27.12.11

Auxílio escandaloso




Monumento na Praça dos Três Poderes, em Brasília


O ano político pernambucano terminou com uma bomba de origem retroativa e potencial efeito sobre as eleições municipais. Parece uma aberração, tamanha a dimensão do absurdo: deputados e ex-deputados estaduais estão recebendo parcelas de dinheiro referentes a um “auxílio-moradia” a que supostamente fariam jus, no mandato compreendido entre os anos de 1995 e 1998, mesmo morando na capital. A lista de beneficiados é extensa e conta com expoentes dos principais partidos, inclusive dois pré-candidatos bem colocados nas pesquisas de intenção de voto para a disputa majoritária no ano que vem, como divulgou o blog Acerto de Contas, primeiro a levantar o tapete da triste história.
A vantagem financeira extra já vem sendo paga há três meses, o que significa que nenhum deles pode alegar que não sabia do que se tratava. Se alguém alegar, vai soar no mínimo estranho. Serão 36 parcelas que podem somar R$ 354 mil para cada um, ou até mais. A naturalidade esboçada em algumas reações é sintomática de pelo menos duas graves distorções, que afastam o senso comum do exercício do poder e atiram no lixo o conceito dos políticos.

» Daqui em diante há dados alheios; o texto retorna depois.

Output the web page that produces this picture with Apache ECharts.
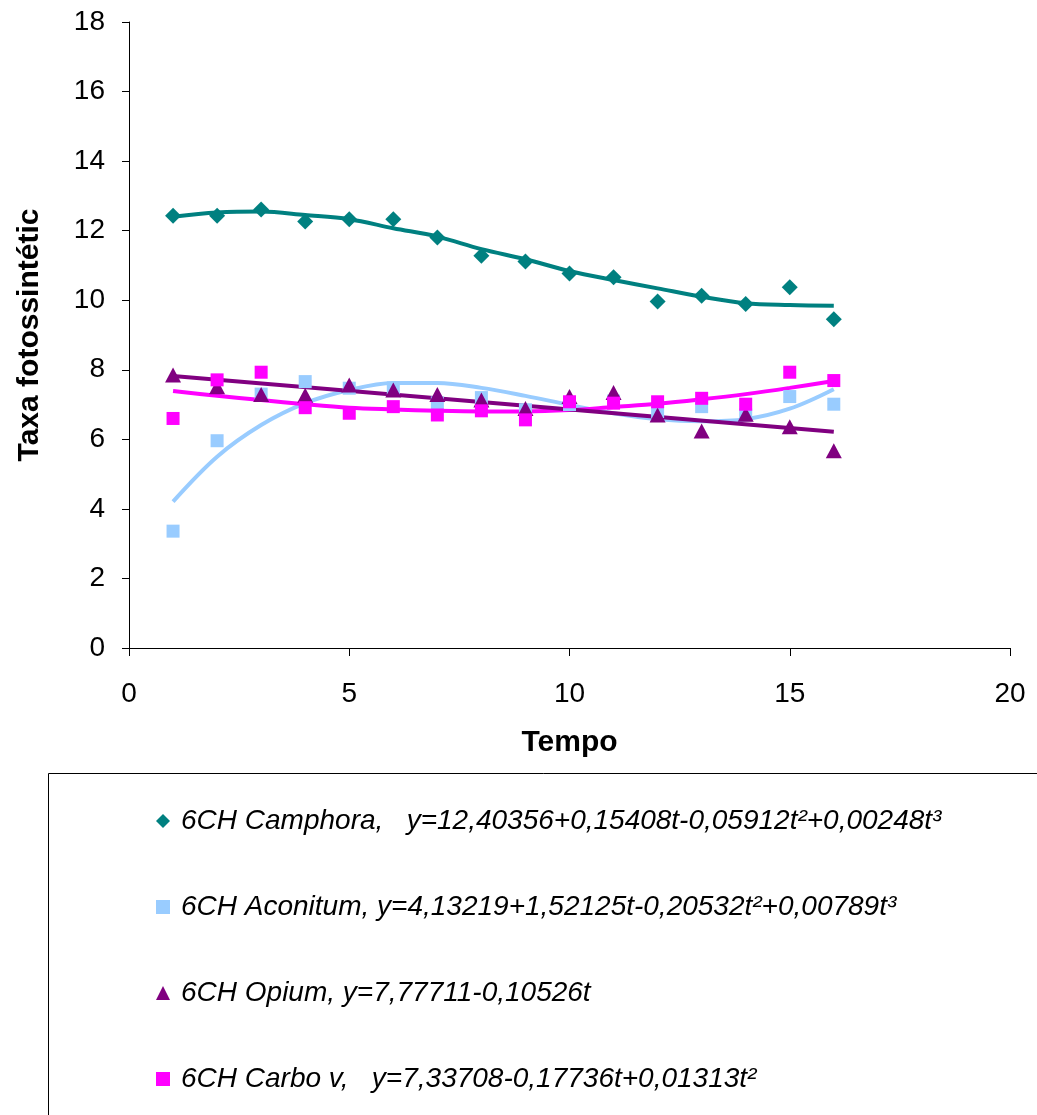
<!DOCTYPE html>
<html>
<head>
<meta charset="utf-8">
<script src="https://cdn.jsdelivr.net/npm/echarts@6/dist/echarts.min.js"></script>
<style>
html,body{margin:0;padding:0;background:#fff;}
#chart{width:1037px;height:1115px;}
</style>
</head>
<body>
<div id="chart"></div>
<script>
// ---- data ----
const tempo = [1,2,3,4,5,6,7,8,9,10,11,12,13,14,15,16];

const seriesNames = [
  '6CH Camphora,   y=12,40356+0,15408t-0,05912t\u00B2+0,00248t\u00B3',
  '6CH Aconitum, y=4,13219+1,52125t-0,20532t\u00B2+0,00789t\u00B3',
  '6CH Opium, y=7,77711-0,10526t',
  '6CH Carbo v,   y=7,33708-0,17736t+0,01313t\u00B2'
];

const camphora = [12.43,12.43,12.61,12.26,12.33,12.33,11.80,11.28,11.11,10.77,10.66,9.96,10.13,9.89,10.37,9.45];
const aconitum = [3.36,5.96,7.30,7.66,7.47,7.48,7.05,7.20,6.85,7.00,7.10,6.80,6.94,6.70,7.23,7.01];
const opium    = [7.85,7.51,7.29,7.27,7.56,7.42,7.29,7.13,6.89,7.23,7.35,6.70,6.24,6.72,6.36,5.67];
const carbo    = [6.60,7.71,7.93,6.91,6.75,6.94,6.70,6.82,6.56,7.08,7.04,7.08,7.18,7.01,7.93,7.69];

// trend lines at each tempo
const camphoraFit = [12.40,12.52,12.55,12.45,12.33,12.07,11.83,11.47,11.18,10.84,10.58,10.34,10.10,9.91,9.86,9.84];
const aconitumFit = [4.21,5.50,6.41,7.04,7.42,7.62,7.62,7.48,7.25,6.99,6.75,6.58,6.52,6.58,6.88,7.44];
const carboFit    = [7.39,7.25,7.13,7.01,6.91,6.86,6.82,6.80,6.80,6.84,6.93,7.02,7.15,7.30,7.48,7.68];
const opiumFitX   = [1,16];
const opiumFit    = [7.82,6.22];

const xTicks = [0,5,10,15,20];
const yTicks = [0,2,4,6,8,10,12,14,16,18];

// ---- chart ----
const colors = ['#008080','#99CCFF','#800080','#FF00FF'];
const symbols = ['diamond','rect','triangle','rect'];
const symbolSizes = [[16,16],13,[16,15],13];
const FONT = '"Liberation Sans", Arial, sans-serif';

function pairs(xs, ys){ return xs.map((x,i)=>[x, ys[i]]); }

const pointSets = [camphora, aconitum, opium, carbo];
const fitSets = [
  {x: tempo, y: camphoraFit, c: 0, z: 2},
  {x: tempo, y: aconitumFit, c: 1, z: 2},
  {x: tempo, y: carboFit, c: 3, z: 3},
  {x: opiumFitX, y: opiumFit, c: 2, z: 4}
];

const series = [];
fitSets.forEach(f => {
  series.push({
    type: 'line',
    data: pairs(f.x, f.y),
    smooth: 0.35,
    showSymbol: false,
    silent: true,
    z: f.z,
    lineStyle: {color: colors[f.c], width: 4},
    itemStyle: {color: colors[f.c]}
  });
});
pointSets.forEach((d, i) => {
  series.push({
    name: seriesNames[i],
    type: 'scatter',
    data: pairs(tempo, d),
    symbol: symbols[i],
    symbolSize: symbolSizes[i],
    z: 10 + i,
    itemStyle: {color: colors[i], opacity: 1}
  });
});

const chart = echarts.init(document.getElementById('chart'), null, {renderer: 'canvas'});
chart.setOption({
  animation: false,
  backgroundColor: '#fff',
  grid: {left: 129, top: 22, width: 881, height: 626, containLabel: false},
  xAxis: {
    type: 'value',
    min: xTicks[0], max: xTicks[xTicks.length-1], interval: 5,
    name: 'Tempo', nameLocation: 'middle', nameGap: 80,
    nameTextStyle: {fontFamily: FONT, fontWeight: 'bold', fontSize: 30, color: '#000'},
    axisLine: {show: true, onZero: false, lineStyle: {color: '#000', width: 1}},
    axisTick: {show: true, length: 8, inside: false, lineStyle: {color: '#000'}},
    splitLine: {show: false},
    axisLabel: {fontFamily: FONT, fontSize: 28, color: '#000', margin: 32}
  },
  yAxis: {
    type: 'value',
    min: yTicks[0], max: yTicks[yTicks.length-1], interval: 2,
    name: 'Taxa fotossintétic', nameLocation: 'middle', nameGap: 84,
    nameTextStyle: {fontFamily: FONT, fontWeight: 'bold', fontSize: 30, color: '#000'},
    axisLine: {show: true, onZero: false, lineStyle: {color: '#000', width: 1}},
    axisTick: {show: true, length: 7, inside: false, lineStyle: {color: '#000'}},
    splitLine: {show: false},
    axisLabel: {fontFamily: FONT, fontSize: 28, color: '#000', margin: 24}
  },
  legend: {
    orient: 'vertical',
    left: 156, top: 807,
    padding: 0,
    itemGap: 58,
    itemWidth: 14, itemHeight: 14,
    data: seriesNames.map((n, i) => ({name: n, icon: symbols[i]})),
    textStyle: {fontFamily: FONT, fontStyle: 'italic', fontSize: 28, color: '#000', padding: [0,0,0,6]},
    selectedMode: false
  },
  graphic: [{
    type: 'rect',
    shape: {x: 48.5, y: 773.5, width: 1100, height: 500},
    style: {fill: 'none', stroke: '#000', lineWidth: 1},
    silent: true, z: -1
  }],
  series: series
});
</script>
</body>
</html>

A primeira seria o descaso com a opinião pública, como se não fizesse qualquer diferença mais uma notícia “caluniosa” nos jornais. A segunda seria o indício do mau hábito nacional, de lidar com o dinheiro do contribuinte ao bel prazer, desprezando as imensas necessidades coletivas que se acumulam em detrimento da cobiça pessoal ou em favor de projetos partidários. “É uma esculhambação. Um deboche que depõe contra a imagem do Legislativo”, definiu em entrevista ao JC o deputado Paulo Rubem, que não aceitou o acréscimo.
A Assembleia Legislativa divulgou nota oficial para justificar a distribuição de benesses respaldada na lei de isonomia salarial entre os Poderes. No entanto, o véu da legalidade não esconde o abuso e a indignidade de um fato merecedor da repulsa da sociedade. Da parte da instituição parlamentar estadual, é lamentável que a Casa de notável tradição e tantos serviços prestados a Pernambuco considere o repasse de recursos desta natureza com isenção de questionamento.

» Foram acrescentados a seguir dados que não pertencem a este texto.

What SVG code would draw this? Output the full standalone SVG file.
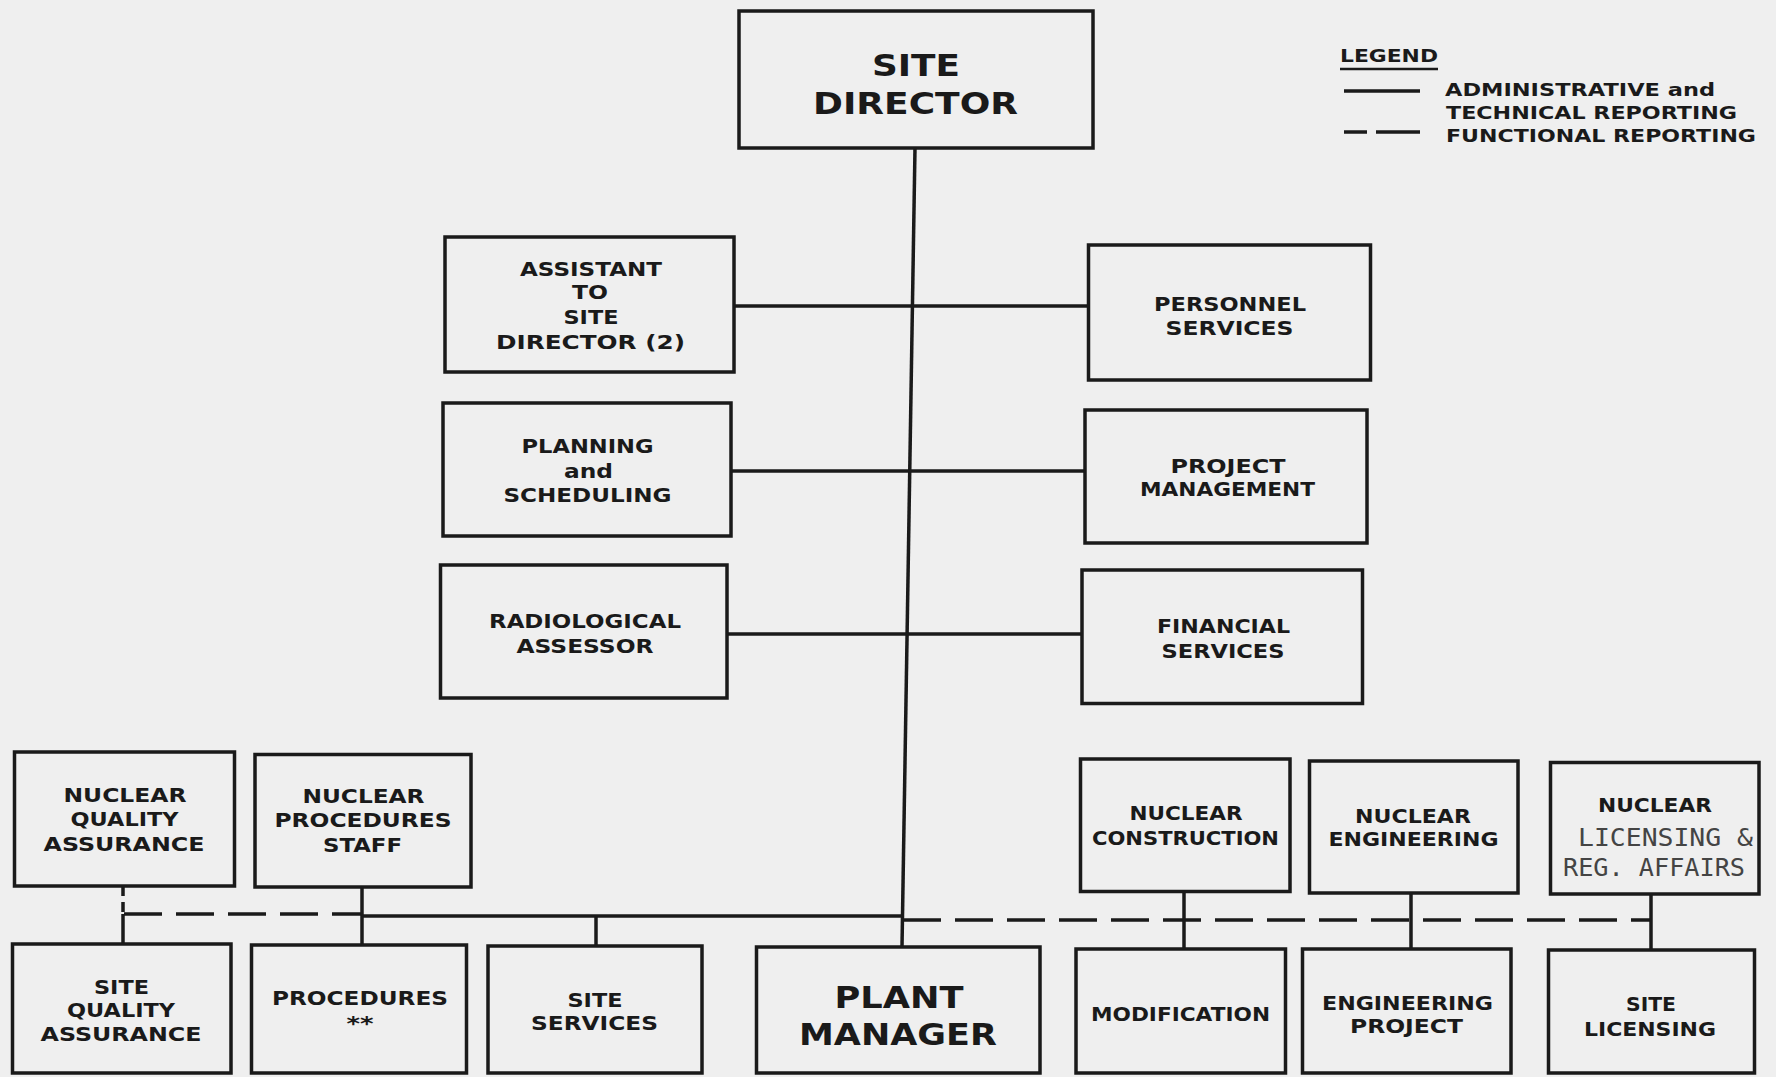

Depois do famigerado “auxílio-paletó” e das suspeitas subvenções a entidades filantrópicas de fachada, a Assembleia deveria ter entendido que a população não tolera a falta de transparência e o abuso na gestão dos recursos. Por outro lado, da parte dos nomes envolvidos, além de lamentável, o recebimento do dinheiro extra a título de auxílio-moradia configura uma atitude imoral – e para o cidadão comum, decepcionante. A OAB encaminhou à Assembleia pedido de informação sobre o caso, e promete acompanhar de perto seus desdobramentos.
Como ressaltou a colunista do JC, Sheila Borges, “o que se espera de homens públicos são bons exemplos”. O auxílio-moradia retroativo, na linguagem popular mais uma “mamata”, dificilmente é inspirador de boas práticas. Trata-se de uma chacota com a honestidade que teima em vigorar no País, onde a ética do dinheiro fácil vai se tornando a cada dia menos surpreendente. O estarrecedor se dilui no que há de deprimente no episódio, atirando às costas dos eleitores a responsabilidade pelo futuro.
O pior é que o auxílio escandaloso nivela por baixo a elite detentora de altos cargos no serviço público nacional. Nos últimos anos, integrantes dos três poderes têm se esforçado para se superar nos privilégios que se concedem, em mútua anuência, aprofundando, sem qualquer desfaçatez, o poço da desigualdade que cerca a sexta economia do mundo.